Given task
Give the listing again exactly, omitting its images.

Material
⟨

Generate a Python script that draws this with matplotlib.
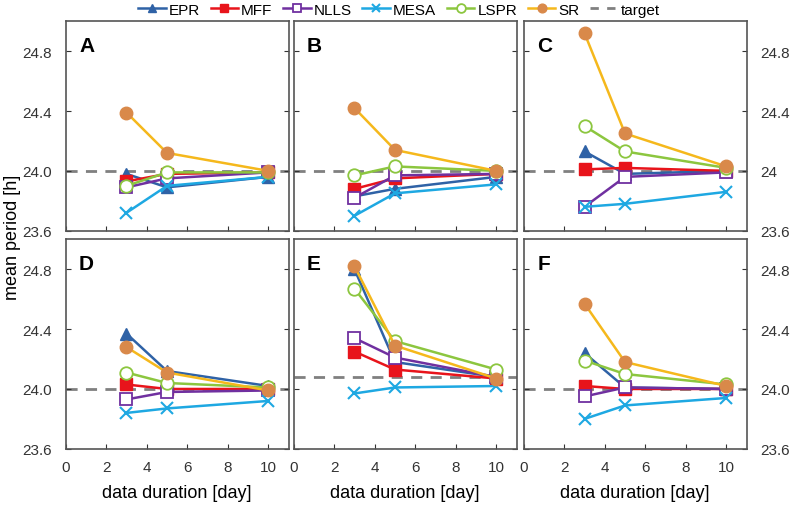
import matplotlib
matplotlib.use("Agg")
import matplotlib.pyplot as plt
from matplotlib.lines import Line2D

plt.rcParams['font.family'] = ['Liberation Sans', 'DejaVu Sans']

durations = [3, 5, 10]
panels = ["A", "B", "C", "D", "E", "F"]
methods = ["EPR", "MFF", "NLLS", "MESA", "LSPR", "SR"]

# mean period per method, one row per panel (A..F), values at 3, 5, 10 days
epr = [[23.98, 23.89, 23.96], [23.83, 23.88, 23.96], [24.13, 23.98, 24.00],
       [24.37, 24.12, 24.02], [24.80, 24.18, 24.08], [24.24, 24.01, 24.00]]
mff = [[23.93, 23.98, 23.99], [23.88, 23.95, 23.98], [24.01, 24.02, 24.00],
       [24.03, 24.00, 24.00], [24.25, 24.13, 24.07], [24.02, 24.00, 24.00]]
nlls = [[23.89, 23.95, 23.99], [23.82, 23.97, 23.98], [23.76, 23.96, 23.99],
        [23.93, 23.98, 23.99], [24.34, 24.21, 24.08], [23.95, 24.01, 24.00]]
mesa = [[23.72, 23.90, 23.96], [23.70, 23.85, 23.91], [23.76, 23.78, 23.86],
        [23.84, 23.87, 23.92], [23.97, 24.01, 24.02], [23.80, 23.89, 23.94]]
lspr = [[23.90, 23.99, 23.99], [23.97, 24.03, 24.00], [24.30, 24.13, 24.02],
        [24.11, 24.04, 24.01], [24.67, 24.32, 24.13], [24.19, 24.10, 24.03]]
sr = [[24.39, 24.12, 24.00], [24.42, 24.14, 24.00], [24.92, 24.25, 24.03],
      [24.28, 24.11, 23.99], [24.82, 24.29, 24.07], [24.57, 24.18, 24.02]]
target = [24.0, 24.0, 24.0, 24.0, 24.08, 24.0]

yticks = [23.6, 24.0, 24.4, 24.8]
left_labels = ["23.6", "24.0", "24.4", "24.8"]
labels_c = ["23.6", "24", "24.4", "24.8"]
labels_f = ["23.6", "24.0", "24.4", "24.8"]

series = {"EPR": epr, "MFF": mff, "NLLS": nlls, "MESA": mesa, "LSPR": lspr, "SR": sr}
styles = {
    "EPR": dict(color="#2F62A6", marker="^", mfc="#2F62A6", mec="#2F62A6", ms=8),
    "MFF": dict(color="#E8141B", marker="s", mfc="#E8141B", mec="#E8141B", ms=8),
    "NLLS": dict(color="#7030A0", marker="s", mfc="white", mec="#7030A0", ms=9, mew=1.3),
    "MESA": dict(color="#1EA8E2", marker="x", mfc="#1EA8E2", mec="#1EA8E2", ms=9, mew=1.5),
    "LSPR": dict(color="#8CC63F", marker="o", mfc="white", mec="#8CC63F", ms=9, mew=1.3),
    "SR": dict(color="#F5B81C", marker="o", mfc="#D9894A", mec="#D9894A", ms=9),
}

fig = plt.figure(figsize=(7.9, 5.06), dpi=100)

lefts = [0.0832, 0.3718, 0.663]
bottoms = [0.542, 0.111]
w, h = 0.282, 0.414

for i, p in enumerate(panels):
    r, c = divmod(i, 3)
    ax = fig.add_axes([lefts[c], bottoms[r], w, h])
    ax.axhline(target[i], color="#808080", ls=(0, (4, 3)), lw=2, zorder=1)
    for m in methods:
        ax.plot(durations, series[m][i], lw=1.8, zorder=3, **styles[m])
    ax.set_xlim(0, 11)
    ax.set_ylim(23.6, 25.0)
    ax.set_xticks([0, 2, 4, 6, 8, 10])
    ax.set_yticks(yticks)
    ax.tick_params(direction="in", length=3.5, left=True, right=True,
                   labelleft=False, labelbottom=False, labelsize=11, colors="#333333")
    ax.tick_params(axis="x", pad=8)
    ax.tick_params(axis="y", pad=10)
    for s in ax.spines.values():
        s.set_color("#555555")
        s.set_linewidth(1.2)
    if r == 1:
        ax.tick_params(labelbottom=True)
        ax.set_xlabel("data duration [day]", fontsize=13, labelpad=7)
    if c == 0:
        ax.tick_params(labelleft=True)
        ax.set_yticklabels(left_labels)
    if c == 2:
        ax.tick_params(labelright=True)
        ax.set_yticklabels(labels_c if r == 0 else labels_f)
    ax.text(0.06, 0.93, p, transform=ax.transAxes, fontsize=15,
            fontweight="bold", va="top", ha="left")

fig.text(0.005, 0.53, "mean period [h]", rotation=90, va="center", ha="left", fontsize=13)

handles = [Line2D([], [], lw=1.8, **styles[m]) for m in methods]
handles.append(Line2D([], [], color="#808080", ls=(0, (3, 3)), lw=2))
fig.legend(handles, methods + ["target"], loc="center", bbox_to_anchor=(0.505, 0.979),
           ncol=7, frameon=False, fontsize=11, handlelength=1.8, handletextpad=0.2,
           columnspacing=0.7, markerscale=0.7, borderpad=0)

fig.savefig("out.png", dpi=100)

⟩

Task output
Generate a Python script that draws this with matplotlib.
import matplotlib
matplotlib.use("Agg")
import matplotlib.pyplot as plt
from matplotlib.lines import Line2D

plt.rcParams['font.family'] = ['Liberation Sans', 'DejaVu Sans']

durations = [3, 5, 10]
panels = ["A", "B", "C", "D", "E", "F"]
methods = ["EPR", "MFF", "NLLS", "MESA", "LSPR", "SR"]

# mean period per method, one row per panel (A..F), values at 3, 5, 10 days
epr = [[23.98, 23.89, 23.96], [23.83, 23.88, 23.96], [24.13, 23.98, 24.00],
       [24.37, 24.12, 24.02], [24.80, 24.18, 24.08], [24.24, 24.01, 24.00]]
mff = [[23.93, 23.98, 23.99], [23.88, 23.95, 23.98], [24.01, 24.02, 24.00],
       [24.03, 24.00, 24.00], [24.25, 24.13, 24.07], [24.02, 24.00, 24.00]]
nlls = [[23.89, 23.95, 23.99], [23.82, 23.97, 23.98], [23.76, 23.96, 23.99],
        [23.93, 23.98, 23.99], [24.34, 24.21, 24.08], [23.95, 24.01, 24.00]]
mesa = [[23.72, 23.90, 23.96], [23.70, 23.85, 23.91], [23.76, 23.78, 23.86],
        [23.84, 23.87, 23.92], [23.97, 24.01, 24.02], [23.80, 23.89, 23.94]]
lspr = [[23.90, 23.99, 23.99], [23.97, 24.03, 24.00], [24.30, 24.13, 24.02],
        [24.11, 24.04, 24.01], [24.67, 24.32, 24.13], [24.19, 24.10, 24.03]]
sr = [[24.39, 24.12, 24.00], [24.42, 24.14, 24.00], [24.92, 24.25, 24.03],
      [24.28, 24.11, 23.99], [24.82, 24.29, 24.07], [24.57, 24.18, 24.02]]
target = [24.0, 24.0, 24.0, 24.0, 24.08, 24.0]

yticks = [23.6, 24.0, 24.4, 24.8]
left_labels = ["23.6", "24.0", "24.4", "24.8"]
labels_c = ["23.6", "24", "24.4", "24.8"]
labels_f = ["23.6", "24.0", "24.4", "24.8"]

series = {"EPR": epr, "MFF": mff, "NLLS": nlls, "MESA": mesa, "LSPR": lspr, "SR": sr}
styles = {
    "EPR": dict(color="#2F62A6", marker="^", mfc="#2F62A6", mec="#2F62A6", ms=8),
    "MFF": dict(color="#E8141B", marker="s", mfc="#E8141B", mec="#E8141B", ms=8),
    "NLLS": dict(color="#7030A0", marker="s", mfc="white", mec="#7030A0", ms=9, mew=1.3),
    "MESA": dict(color="#1EA8E2", marker="x", mfc="#1EA8E2", mec="#1EA8E2", ms=9, mew=1.5),
    "LSPR": dict(color="#8CC63F", marker="o", mfc="white", mec="#8CC63F", ms=9, mew=1.3),
    "SR": dict(color="#F5B81C", marker="o", mfc="#D9894A", mec="#D9894A", ms=9),
}

fig = plt.figure(figsize=(7.9, 5.06), dpi=100)

lefts = [0.0832, 0.3718, 0.663]
bottoms = [0.542, 0.111]
w, h = 0.282, 0.414

for i, p in enumerate(panels):
    r, c = divmod(i, 3)
    ax = fig.add_axes([lefts[c], bottoms[r], w, h])
    ax.axhline(target[i], color="#808080", ls=(0, (4, 3)), lw=2, zorder=1)
    for m in methods:
        ax.plot(durations, series[m][i], lw=1.8, zorder=3, **styles[m])
    ax.set_xlim(0, 11)
    ax.set_ylim(23.6, 25.0)
    ax.set_xticks([0, 2, 4, 6, 8, 10])
    ax.set_yticks(yticks)
    ax.tick_params(direction="in", length=3.5, left=True, right=True,
                   labelleft=False, labelbottom=False, labelsize=11, colors="#333333")
    ax.tick_params(axis="x", pad=8)
    ax.tick_params(axis="y", pad=10)
    for s in ax.spines.values():
        s.set_color("#555555")
        s.set_linewidth(1.2)
    if r == 1:
        ax.tick_params(labelbottom=True)
        ax.set_xlabel("data duration [day]", fontsize=13, labelpad=7)
    if c == 0:
        ax.tick_params(labelleft=True)
        ax.set_yticklabels(left_labels)
    if c == 2:
        ax.tick_params(labelright=True)
        ax.set_yticklabels(labels_c if r == 0 else labels_f)
    ax.text(0.06, 0.93, p, transform=ax.transAxes, fontsize=15,
            fontweight="bold", va="top", ha="left")

fig.text(0.005, 0.53, "mean period [h]", rotation=90, va="center", ha="left", fontsize=13)

handles = [Line2D([], [], lw=1.8, **styles[m]) for m in methods]
handles.append(Line2D([], [], color="#808080", ls=(0, (3, 3)), lw=2))
fig.legend(handles, methods + ["target"], loc="center", bbox_to_anchor=(0.505, 0.979),
           ncol=7, frameon=False, fontsize=11, handlelength=1.8, handletextpad=0.2,
           columnspacing=0.7, markerscale=0.7, borderpad=0)

fig.savefig("out.png", dpi=100)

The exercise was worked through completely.